July 4, 2012

The car horn gets me moving quickly and I grab my water bottle on my way out the door. Q and I are going a couple of hours away to conduct a chicken training to a group of grandma’s who are caring for orphans. Along the way, we talk about many things: the role of women in Zimbabwean society, life during the colonial days, what sort of foods are eaten here which I haven’t had yet (worms, field mice, etc), Hwange National Park, Victoria Falls, the price of food and how it is changing the face of poverty, Lassie, scary-looking dogs, etc, etc.

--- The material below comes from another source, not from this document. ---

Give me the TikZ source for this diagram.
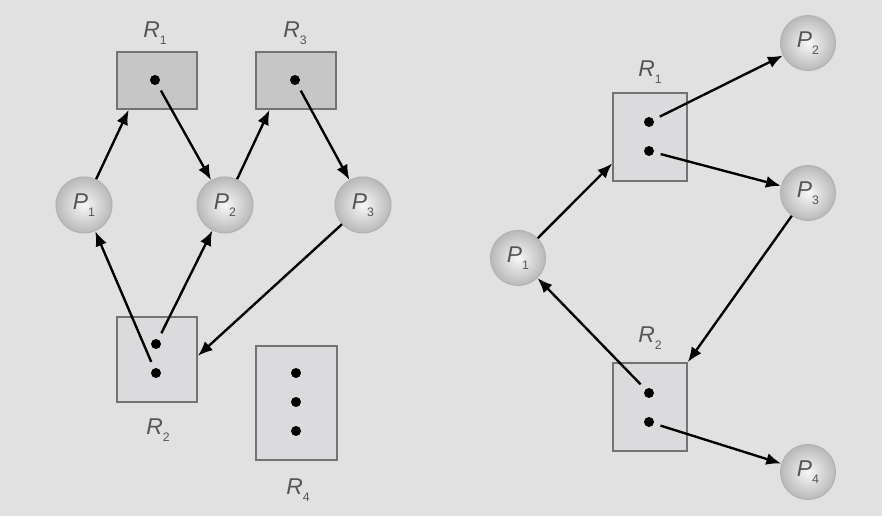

We sit under an avocado tree on hand hewn benches, surrounded by grandmas who are ready to learn about chickens and their care. While we wait for more grandmas to arrive, I interview the ones there in order to get their stories down. I meet one grandma whose name is my own grandmother’s, the grandma of my heart. I tell her that my grandma is Josphine, too, but that we pronounce it differently because my grandma is from Colombia. She tries out my “Josefina” on her tongue and finds it tastes just as good as her “Josphine”. She repeats it to herself a couple of times, as if to remember it for later.

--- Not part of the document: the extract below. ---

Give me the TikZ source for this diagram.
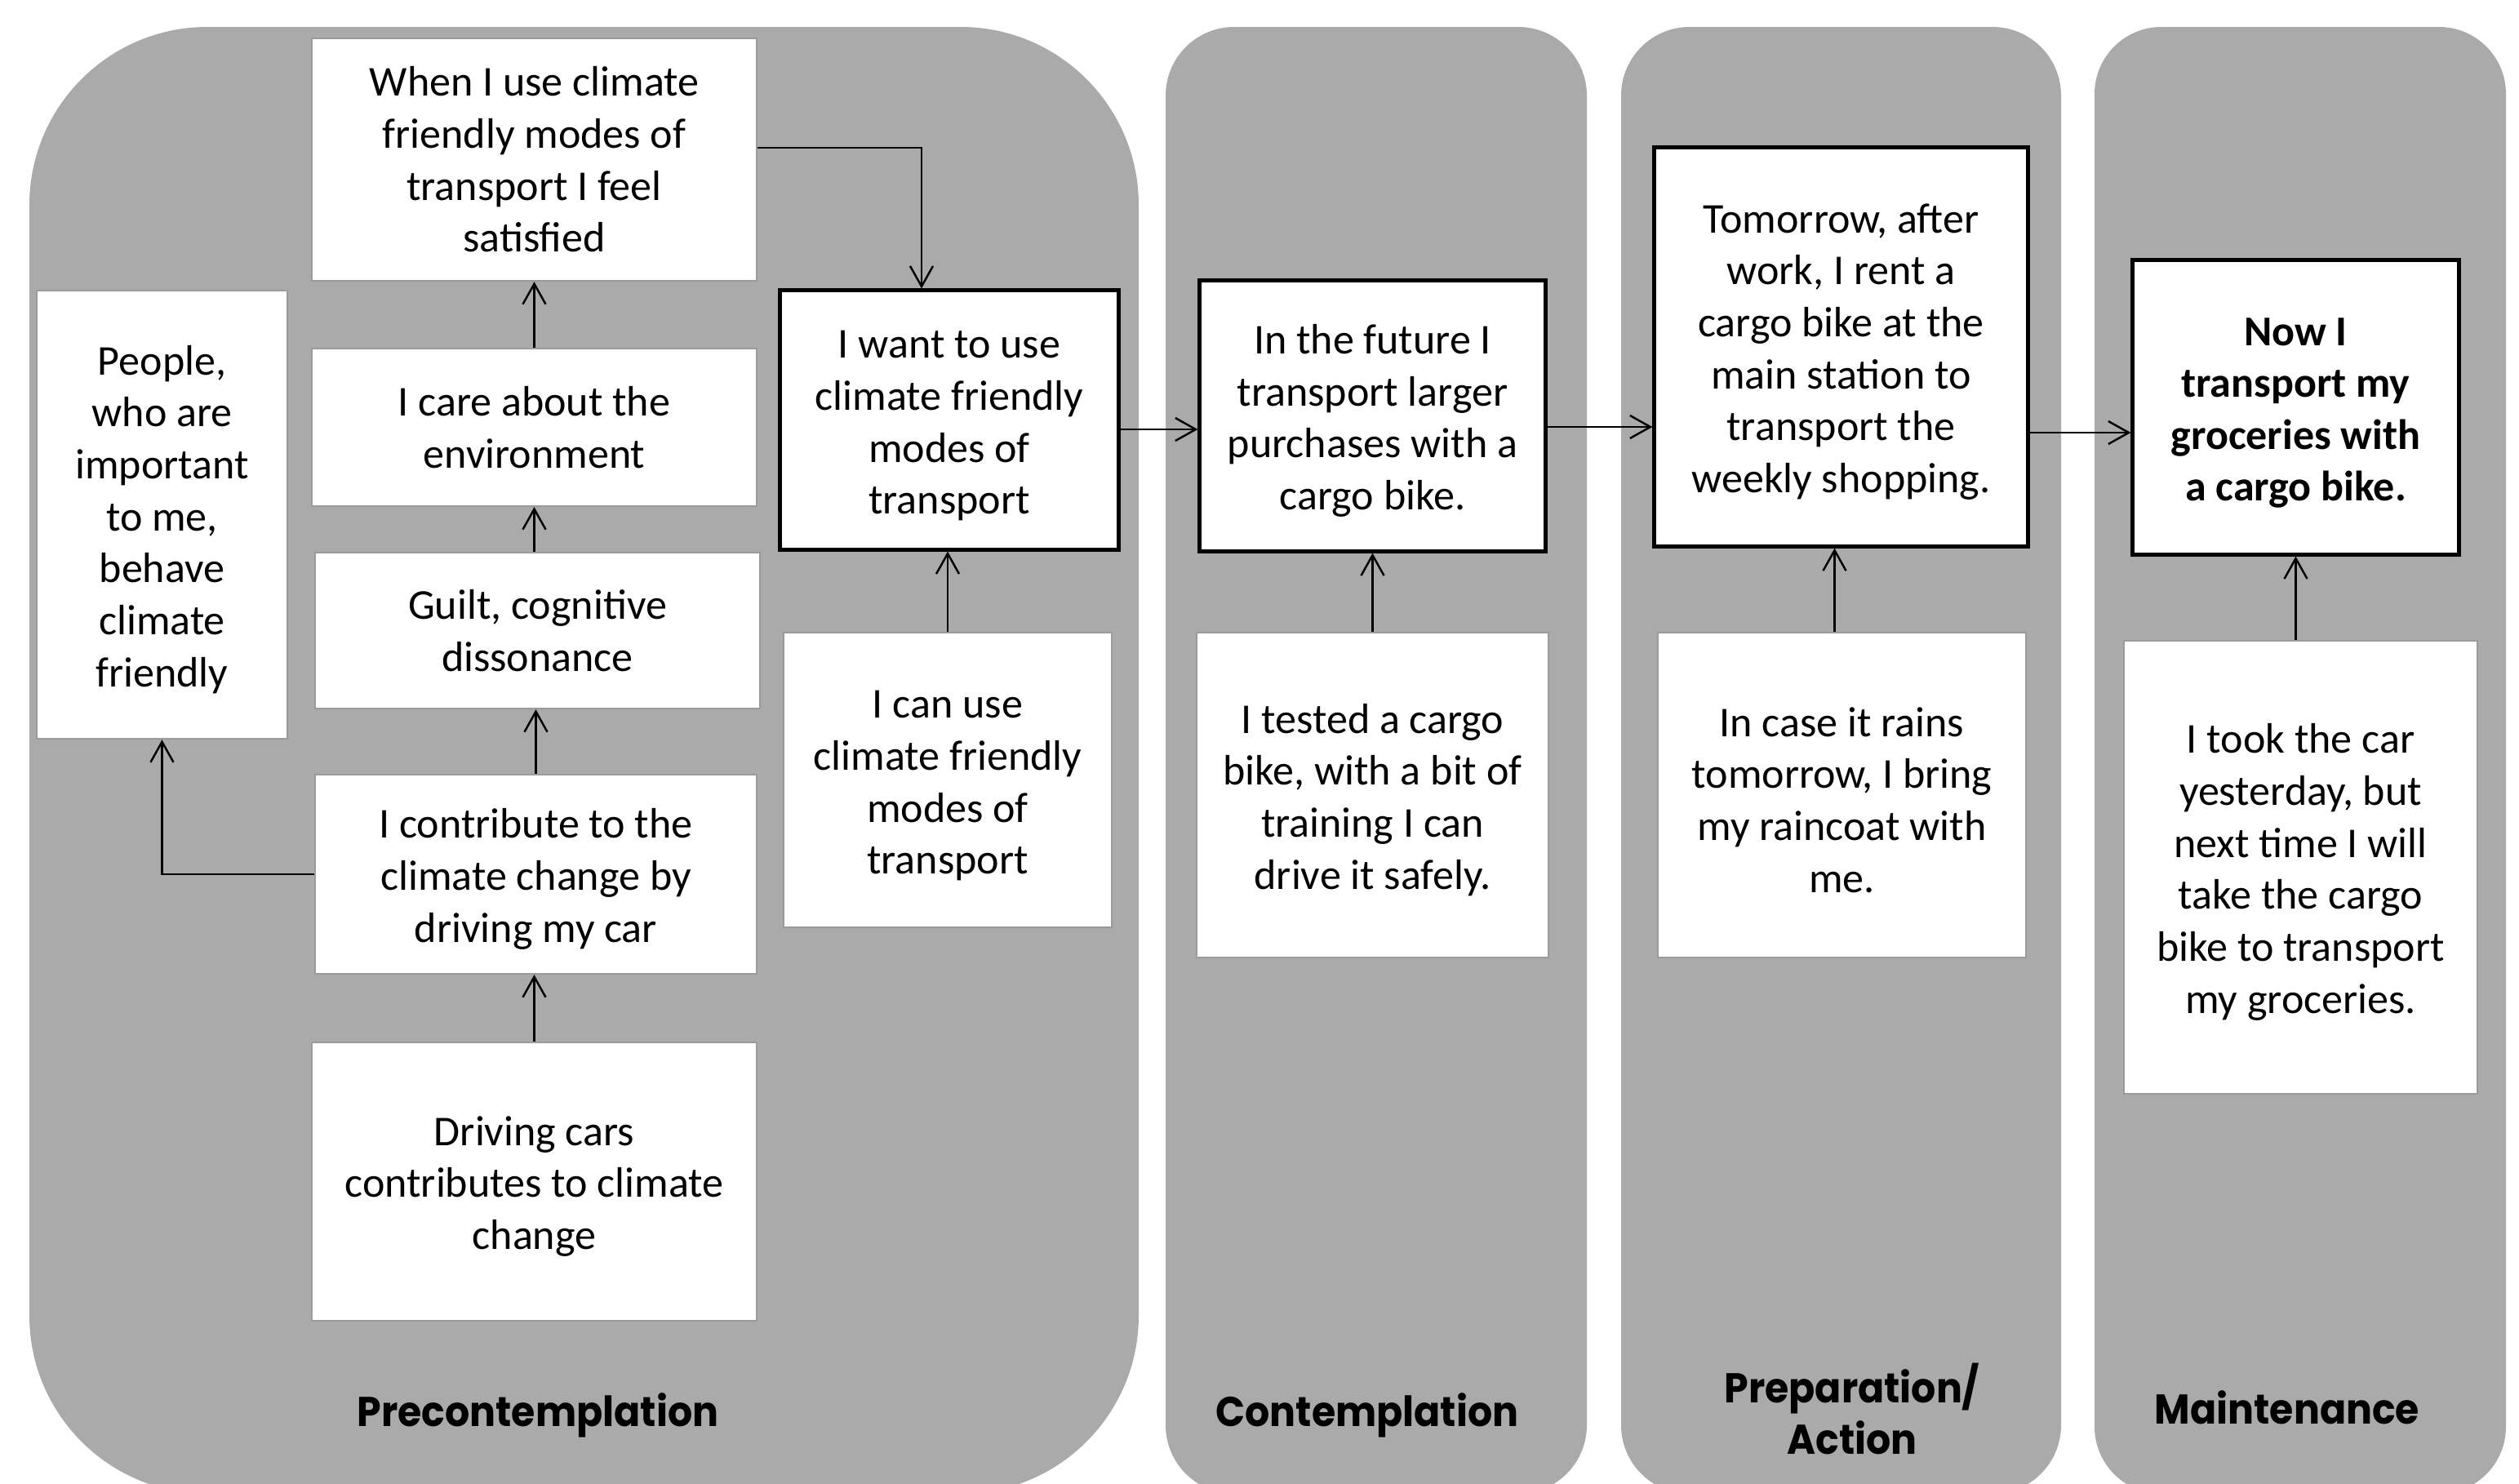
\documentclass[tikz,border=0pt]{standalone}
\usepackage{fontspec}
\setmainfont{Carlito}
\newfontfamily\stagefont{Poppins}[FakeStretch=0.93]
\usetikzlibrary{arrows.meta,calc}
\definecolor{panelgray}{RGB}{170,170,170}
\definecolor{boxedge}{RGB}{155,155,155}
\newcommand{\tup}{\rule{0pt}{13.6pt}}
\tikzset{
  panel/.style={fill=panelgray, draw=none},
  box/.style={draw=boxedge, line width=0.6pt, fill=white, align=center, inner sep=0pt,
    font={\fontsize{14.8}{18.1}\selectfont}},
  keybox/.style={box, draw=black, line width=1.4pt},
  stagelabel/.style={align=center, inner sep=0pt,
    font={\stagefont\bfseries\fontsize{14.5}{17.9}\selectfont}},
  arr/.style={line width=0.7pt, -{Straight Barb[length=2.5mm,width=2.8mm,line width=0.7pt]}},
}
\begin{document}
\begin{tikzpicture}[x=0.01cm, y=-0.01cm]
\clip (0,0) rectangle (3086,1818);
\useasboundingbox (0,0) rectangle (3086,1818);
% panels
\fill[panel, rounded corners=2.18cm] (36,33) rectangle (1395,1830);
\fill[panel, rounded corners=0.84cm] (1428,33) rectangle (1944,1830);
\fill[panel, rounded corners=0.84cm] (1986,33) rectangle (2525,1830);
\fill[panel, rounded corners=0.82cm] (2566,33) rectangle (3070,1830);
% stage labels
\node[stagelabel] (s1) at (659,1734) {Precontemplation};
\node[stagelabel] (s2) at (1675,1734) {Contemplation};
\node[stagelabel] (s3) at (2269,1726) {Preparation/\\Action};
\node[stagelabel] (s4) at (2802,1724) {Maintenance};
% boxes
\node[box, minimum width=5.45cm, minimum height=2.97cm] (b1) at (654.5,195.5)
  {When I use climate\\friendly modes of\\transport I feel\\satisfied};
\node[box, minimum width=5.45cm, minimum height=1.93cm] (b2) at (654.5,523.5)
  {I care about the\\environment};
\node[box, minimum width=5.45cm, minimum height=1.91cm] (b3) at (658.5,772.5)
  {Guilt, cognitive\\dissonance};
\node[box, minimum width=5.41cm, minimum height=2.44cm] (b4) at (656.5,1071)
  {\tup I contribute to the\\climate change by\\driving my car};
\node[box, minimum width=5.45cm, minimum height=3.41cm] (b5) at (654.5,1447.5)
  {\tup Driving cars\\contributes to climate\\change};
\node[box, minimum width=3.07cm, minimum height=5.49cm] (b6) at (198.5,630.5)
  {\tup People,\\who are\\important\\to me,\\behave\\climate\\friendly};
\node[keybox, minimum width=4.14cm, minimum height=3.17cm] (b7) at (1163,514.5)
  {\tup I want to use\\climate friendly\\modes of\\transport};
\node[box, minimum width=4.02cm, minimum height=3.61cm] (b8) at (1161,955.5)
  {\tup I can use\\climate friendly\\modes of\\transport};
\node[keybox, minimum width=4.23cm, minimum height=3.31cm] (b9) at (1681.5,509.5)
  {\tup In the future I\\transport larger\\purchases with a\\cargo bike.};
\node[box, minimum width=4.31cm, minimum height=3.98cm] (b10) at (1681.5,974)
  {\tup I tested a cargo\\bike, with a bit of\\training I can\\drive it safely.};
\node[keybox, minimum width=4.57cm, minimum height=4.88cm] (b11) at (2255.5,425)
  {\tup Tomorrow, after\\work, I rent a\\cargo bike at the\\main station to\\transport the\\weekly shopping.};
\node[box, minimum width=4.51cm, minimum height=3.98cm] (b12) at (2256.5,974)
  {\tup In case it rains\\tomorrow, I bring\\my raincoat with\\me.};
\node[keybox, minimum width=3.99cm, minimum height=3.60cm, font={\bfseries\fontsize{14.8}{18.1}\selectfont}] (b13) at (2812.5,499)
  {\tup Now I\\transport my\\groceries with\\a cargo bike.};
\node[box, minimum width=4.33cm, minimum height=5.55cm] (b14) at (2818.5,1062.5)
  {\tup I took the car\\yesterday, but\\next time I will\\take the cargo\\bike to transport\\my groceries.};
% connectors
\coordinate (fa) at (0,526);
\coordinate (fb) at (0,523);
\coordinate (fc) at (0,530);
\draw[arr] ($(b1.east)+(0,-14.5)$) -| ($(b7.north)+(-34,0)$);
\draw[arr] (b2.north) -- (b1.south);
\draw[arr] (b3.north -| b2.north) -- (b2.south);
\draw[arr] (b4.north) -- (b4.north |- b3.south);
\draw[arr] (b5.north) -- (b5.north |- b4.south);
\draw[arr] (b4.west) -| (b6.south);
\draw[arr] (b8.north) -- (b8.north |- b7.south);
\draw[arr] (b7.east |- fa) -- (b9.west |- fa);
\draw[arr] (b10.north) -- (b10.north |- b9.south);
\draw[arr] (b9.east |- fb) -- (b11.west |- fb);
\draw[arr] ($(b12.north)+(-9,0)$) -- ($(b12.north |- b11.south)+(-9,0)$);
\draw[arr] (b11.east |- fc) -- (b13.west |- fc);
\draw[arr] (b14.north -| b13.south) -- (b13.south);
\end{tikzpicture}
\end{document}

They seem shy but are willing to answer my questions, which helps me understand their lives just a tiny bit. The daughter who’ve died, leaving them with grandbabies to raise. The sons who’ve pass on. The husbands who are no more. Somehow, these women have survived tragedy after tragedy, holding on to a thin veil of hope, believing that despite everything, their grandchildren will do better than they did. I ask them what the gift of five chickens means to them.

School fees.

Food.

Soap.

A future.

A new blanket.

I take them on a journey of possibilites and we work on numbers. We determine that at the worst case scenario, they will each have 35-40 chickens by the end of the year (after eating some eggs and losing some chicks to predators or illness). One woman squints her eyes and says in N’debele, “We will be rich”. Her voice is soft, her poise calm, her tone straight forward. She shows no external excitement. In fact, she looks a bit wary, a bit careful as she utters those words. Once translated, I look at her square in the eyes and say “That is the point”. It seems that no translation is necessary because as the words come out of my mouth and I gesture that this is what we want for them, they all break out in smiles and laughter. It seems that they were afraid to point out what could possibly be true – that in one year, they might be richer than they ever thought they’d be. That in a year’s time, they might have 35 chickens to call their own, some to be sold, some to be eaten and some to be kept as layers. Once the realization hits that this is where their children’s future might lay, they are eager to know what to do, what the contract demands of them and of us, how to build the best house for their chickens, and how to do record keeping.

Once I am done with the contract and record keeping portion of the workshop, my part in the training is done and I head off in search of wood. A woman joins me and helps me build a small fire on the opposite side of the small, weather beaten church, while two adolescent girls go to a river for water. The walk is long and in the time they go and come back, the fire is ready, almost out, revived again. I’ve managed to make 50+ butter and jam sandwiches while squatting on the hot ground. They are stacked in tall columns, these sandwiches, as tasty as I could make them with the two ingredients we have. Q had purchased the bread, butter, jam, tea, milk, and sugar on our way to the training and I was incredulous at the amount of bread. In his quiet manner, Q tells me that rural Africans eat as much as they can when food is available because they never know when they will eat again. He assures me the sandwiches will be gone at tea time.

The workshop ends at the same time as I round the corner of the church building with a pan in one hand and a small pitcher of water in the other. Old women with beautiful black, wrinkled, hard-working, sometimes arthritic, hands are surprised that a white woman is offering to wash their hands. They laugh shyly and hold out their hands over the pan as a thin stream of water gets poured on them. They scrub and I pour a bit more. Down the line I go until we are done and can go into the church where four more benches, a large pot of tea, and more than fifty sandwiches wait for us.

Q is right. There is no food left by the time he and I head out the door.

A pair of those beautiful old hands grabs one of mine as I say good-bye and she kisses it. I am undone. I hug her tightly and she says against my neck one, two, three times – “thank you. thank you. thank you”. I say “thank you” back because the gift is mine.